▶ **What needs to be done**: The listing below must be repeated word for word, with its images excluded.

▶ **Provided material**:

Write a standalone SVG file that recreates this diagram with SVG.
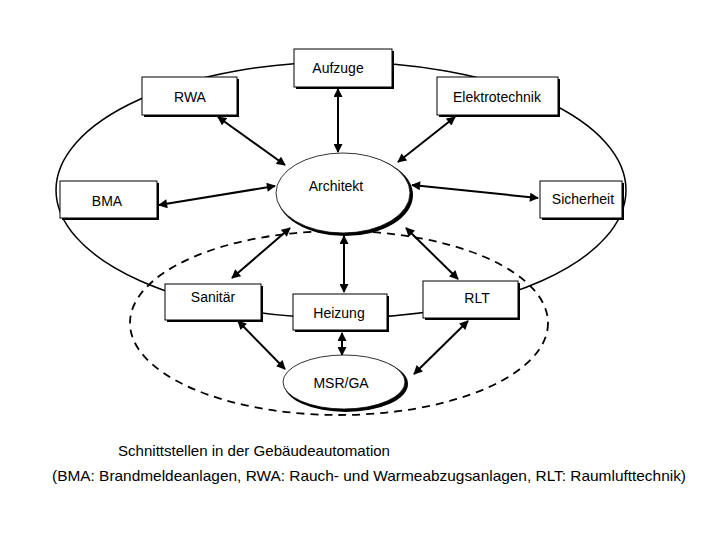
<svg xmlns="http://www.w3.org/2000/svg" width="720" height="540" viewBox="0 0 720 540">
<style>
.box{fill:#fff;stroke:#000;stroke-width:1}
.sh{fill:#000}
.lbl{font-family:"Liberation Sans",Arial,sans-serif;font-size:14px;fill:#000;text-anchor:middle}
.cap{font-family:"Liberation Sans",Arial,sans-serif;font-size:14.5px;fill:#000}
.con{stroke:#000;stroke-width:2;fill:none;marker-start:url(#ah);marker-end:url(#ah)}
</style>
<defs>
<marker id="ah" viewBox="0 0 10 10" refX="9" refY="5" markerWidth="10" markerHeight="9" orient="auto-start-reverse" markerUnits="userSpaceOnUse">
<path d="M0,0 L10,5 L0,10 z" fill="#000"/>
</marker>
</defs>
<rect width="720" height="540" fill="#fff"/>
<g id="rings">
<ellipse cx="341" cy="190" rx="285" ry="128" fill="none" stroke="#000" stroke-width="1.5"/>
<ellipse cx="339" cy="323" rx="209" ry="92" fill="none" stroke="#000" stroke-width="1.8" stroke-dasharray="8,6"/>
</g>
<g id="connectors">
<line class="con" x1="338" y1="89" x2="338" y2="152"/>
<line class="con" x1="218" y1="117" x2="285" y2="165"/>
<line class="con" x1="455" y1="117" x2="398" y2="162"/>
<line class="con" x1="159" y1="205" x2="275" y2="186"/>
<line class="con" x1="412" y1="185" x2="538" y2="198"/>
<line class="con" x1="290" y1="228" x2="232" y2="278"/>
<line class="con" x1="344" y1="236" x2="344" y2="292"/>
<line class="con" x1="406" y1="228" x2="458" y2="279"/>
<line class="con" x1="238" y1="321" x2="285" y2="369"/>
<line class="con" x1="342" y1="333" x2="342" y2="355"/>
<line class="con" x1="468" y1="321" x2="414" y2="374"/>
</g>
<g id="aufzuge">
<rect class="sh" x="296" y="51" width="98" height="38"/>
<rect class="box" x="294" y="49" width="98" height="38"/>
<text class="lbl" x="338" y="73">Aufzuge</text>
</g>
<g id="rwa">
<rect class="sh" x="144" y="79" width="95" height="38"/>
<rect class="box" x="142" y="77" width="95" height="38"/>
<text class="lbl" x="190" y="102">RWA</text>
</g>
<g id="elektrotechnik">
<rect class="sh" x="439" y="79" width="121" height="38"/>
<rect class="box" x="437" y="77" width="121" height="38"/>
<text class="lbl" x="497" y="102">Elektrotechnik</text>
</g>
<g id="bma">
<rect class="sh" x="62" y="183" width="97" height="37"/>
<rect class="box" x="60" y="181" width="97" height="37"/>
<text class="lbl" x="107" y="206">BMA</text>
</g>
<g id="sicherheit">
<rect class="sh" x="542" y="183" width="82" height="37"/>
<rect class="box" x="540" y="181" width="82" height="37"/>
<text class="lbl" x="583" y="204">Sicherheit</text>
</g>
<g id="architekt">
<ellipse cx="345" cy="195" rx="68" ry="41" fill="#000"/>
<ellipse cx="343" cy="193" rx="67" ry="40" fill="#fff" stroke="#000" stroke-width="0.8"/>
<text class="lbl" x="336" y="191">Architekt</text>
</g>
<g id="sanitaer">
<rect class="sh" x="167" y="286" width="96" height="36"/>
<rect class="box" x="165" y="284" width="96" height="36"/>
<text class="lbl" x="213" y="302">Sanitär</text>
</g>
<g id="heizung">
<rect class="sh" x="295" y="296" width="94" height="36"/>
<rect class="box" x="293" y="294" width="94" height="36"/>
<text class="lbl" x="339" y="318">Heizung</text>
</g>
<g id="rlt">
<rect class="sh" x="425" y="283" width="95" height="37"/>
<rect class="box" x="423" y="281" width="95" height="37"/>
<text class="lbl" x="477" y="303">RLT</text>
</g>
<g id="msrga">
<ellipse cx="346" cy="384" rx="62" ry="28" fill="#000"/>
<ellipse cx="344" cy="382" rx="61" ry="27" fill="#fff" stroke="#000" stroke-width="0.8"/>
<text class="lbl" x="341" y="388">MSR/GA</text>
</g>
<g id="caption">
<text class="cap" x="118" y="456" textLength="272" lengthAdjust="spacingAndGlyphs">Schnittstellen in der Gebäudeautomation</text>
<text class="cap" x="52" y="481" textLength="634" lengthAdjust="spacingAndGlyphs">(BMA: Brandmeldeanlagen, RWA: Rauch- und Warmeabzugsanlagen, RLT: Raumlufttechnik)</text>
</g>
</svg>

▶ **Solution to the exercise**:
Write a standalone SVG file that recreates this diagram with SVG.
<svg xmlns="http://www.w3.org/2000/svg" width="720" height="540" viewBox="0 0 720 540">
<style>
.box{fill:#fff;stroke:#000;stroke-width:1}
.sh{fill:#000}
.lbl{font-family:"Liberation Sans",Arial,sans-serif;font-size:14px;fill:#000;text-anchor:middle}
.cap{font-family:"Liberation Sans",Arial,sans-serif;font-size:14.5px;fill:#000}
.con{stroke:#000;stroke-width:2;fill:none;marker-start:url(#ah);marker-end:url(#ah)}
</style>
<defs>
<marker id="ah" viewBox="0 0 10 10" refX="9" refY="5" markerWidth="10" markerHeight="9" orient="auto-start-reverse" markerUnits="userSpaceOnUse">
<path d="M0,0 L10,5 L0,10 z" fill="#000"/>
</marker>
</defs>
<rect width="720" height="540" fill="#fff"/>
<g id="rings">
<ellipse cx="341" cy="190" rx="285" ry="128" fill="none" stroke="#000" stroke-width="1.5"/>
<ellipse cx="339" cy="323" rx="209" ry="92" fill="none" stroke="#000" stroke-width="1.8" stroke-dasharray="8,6"/>
</g>
<g id="connectors">
<line class="con" x1="338" y1="89" x2="338" y2="152"/>
<line class="con" x1="218" y1="117" x2="285" y2="165"/>
<line class="con" x1="455" y1="117" x2="398" y2="162"/>
<line class="con" x1="159" y1="205" x2="275" y2="186"/>
<line class="con" x1="412" y1="185" x2="538" y2="198"/>
<line class="con" x1="290" y1="228" x2="232" y2="278"/>
<line class="con" x1="344" y1="236" x2="344" y2="292"/>
<line class="con" x1="406" y1="228" x2="458" y2="279"/>
<line class="con" x1="238" y1="321" x2="285" y2="369"/>
<line class="con" x1="342" y1="333" x2="342" y2="355"/>
<line class="con" x1="468" y1="321" x2="414" y2="374"/>
</g>
<g id="aufzuge">
<rect class="sh" x="296" y="51" width="98" height="38"/>
<rect class="box" x="294" y="49" width="98" height="38"/>
<text class="lbl" x="338" y="73">Aufzuge</text>
</g>
<g id="rwa">
<rect class="sh" x="144" y="79" width="95" height="38"/>
<rect class="box" x="142" y="77" width="95" height="38"/>
<text class="lbl" x="190" y="102">RWA</text>
</g>
<g id="elektrotechnik">
<rect class="sh" x="439" y="79" width="121" height="38"/>
<rect class="box" x="437" y="77" width="121" height="38"/>
<text class="lbl" x="497" y="102">Elektrotechnik</text>
</g>
<g id="bma">
<rect class="sh" x="62" y="183" width="97" height="37"/>
<rect class="box" x="60" y="181" width="97" height="37"/>
<text class="lbl" x="107" y="206">BMA</text>
</g>
<g id="sicherheit">
<rect class="sh" x="542" y="183" width="82" height="37"/>
<rect class="box" x="540" y="181" width="82" height="37"/>
<text class="lbl" x="583" y="204">Sicherheit</text>
</g>
<g id="architekt">
<ellipse cx="345" cy="195" rx="68" ry="41" fill="#000"/>
<ellipse cx="343" cy="193" rx="67" ry="40" fill="#fff" stroke="#000" stroke-width="0.8"/>
<text class="lbl" x="336" y="191">Architekt</text>
</g>
<g id="sanitaer">
<rect class="sh" x="167" y="286" width="96" height="36"/>
<rect class="box" x="165" y="284" width="96" height="36"/>
<text class="lbl" x="213" y="302">Sanitär</text>
</g>
<g id="heizung">
<rect class="sh" x="295" y="296" width="94" height="36"/>
<rect class="box" x="293" y="294" width="94" height="36"/>
<text class="lbl" x="339" y="318">Heizung</text>
</g>
<g id="rlt">
<rect class="sh" x="425" y="283" width="95" height="37"/>
<rect class="box" x="423" y="281" width="95" height="37"/>
<text class="lbl" x="477" y="303">RLT</text>
</g>
<g id="msrga">
<ellipse cx="346" cy="384" rx="62" ry="28" fill="#000"/>
<ellipse cx="344" cy="382" rx="61" ry="27" fill="#fff" stroke="#000" stroke-width="0.8"/>
<text class="lbl" x="341" y="388">MSR/GA</text>
</g>
<g id="caption">
<text class="cap" x="118" y="456" textLength="272" lengthAdjust="spacingAndGlyphs">Schnittstellen in der Gebäudeautomation</text>
<text class="cap" x="52" y="481" textLength="634" lengthAdjust="spacingAndGlyphs">(BMA: Brandmeldeanlagen, RWA: Rauch- und Warmeabzugsanlagen, RLT: Raumlufttechnik)</text>
</g>
</svg>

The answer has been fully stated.